It's always a bit tricky meeting the potential parents-in-law - especially when they're evangelical preachers and you've got a history of dipping your dinkle into dubious places while out of your box on heroin.

Katy, Russell and her parents - Keith and Mary Hudson - are on a getting acquainted type holiday aaaaaaaalll the way over in Austria. The Sun reports:

"Keith said he had given Russell - named The Sun's top showbiz lothario three times in a row - a copy of his book The Cry, designed to 'release the desperate longing for God's intervention in your life'. In return 34-year-old Russell handed him his autobiography, My Booky Wook, which details his former life of drugs and hookers... Before jetting out, Mary said at The Way Family Church in Temecula: 'You just have to see how the Lord's will is done. I mean, how many times have your kids disappointed you so profoundly that you wanted to get up from the chair and knock them out?(?!??! Aaaaah, with a Bible, that's OK so) There are parts of Russell's book where he's really hungry for positive influences in his life. I think the two of them are hungry. They are basically looking for God and they are seeking the truth - and they are going to find it."

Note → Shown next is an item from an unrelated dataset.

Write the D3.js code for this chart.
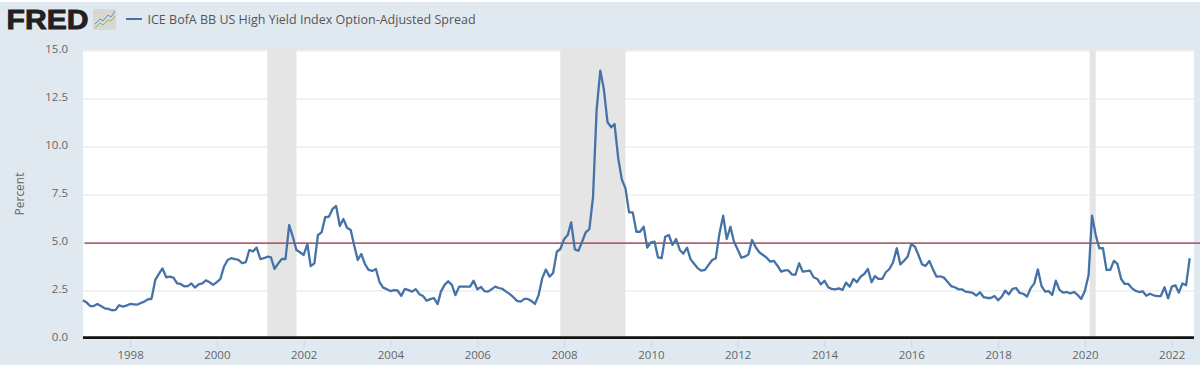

Of her daughter's current choice of song topic, Mary added: "This was a girl who wrote a song like Jesus Heals the Blind Eye. She wrote songs like Your Faith Won't Fail - and I am sticking that one back in her face right now!" Mary clearly has some rage issues. Perhaps God will give her a hand with that one also.

Mary isn't the only mouthy one, Keith (who, as much as it's deplorable to say, has a look of the Glitters about him) also has a thing or two to impart: "People say: What do you think about Katy? Aren't you ashamed? Why did Katy sing that song, I Kissed A Girl? And I say, 'I don't know. Why does a duck stand on one leg and go quack? I don't know'. And I say, 'I don't know about kissing a girl, but I kissed God and liked it better'."

Where do you start with that one? Have Keith and Mary (assuming she's female) never kissed? Was Katy some form of immaculate baster-aided conception? Or is Keith insinuating that Mary's God? Has Keith actually kissed God, or does he just have homoerotic fantasies about him/her? More importantly, do ducks stand on one leg and go quack?

One thing's for sure, sh*te talking is hereditary.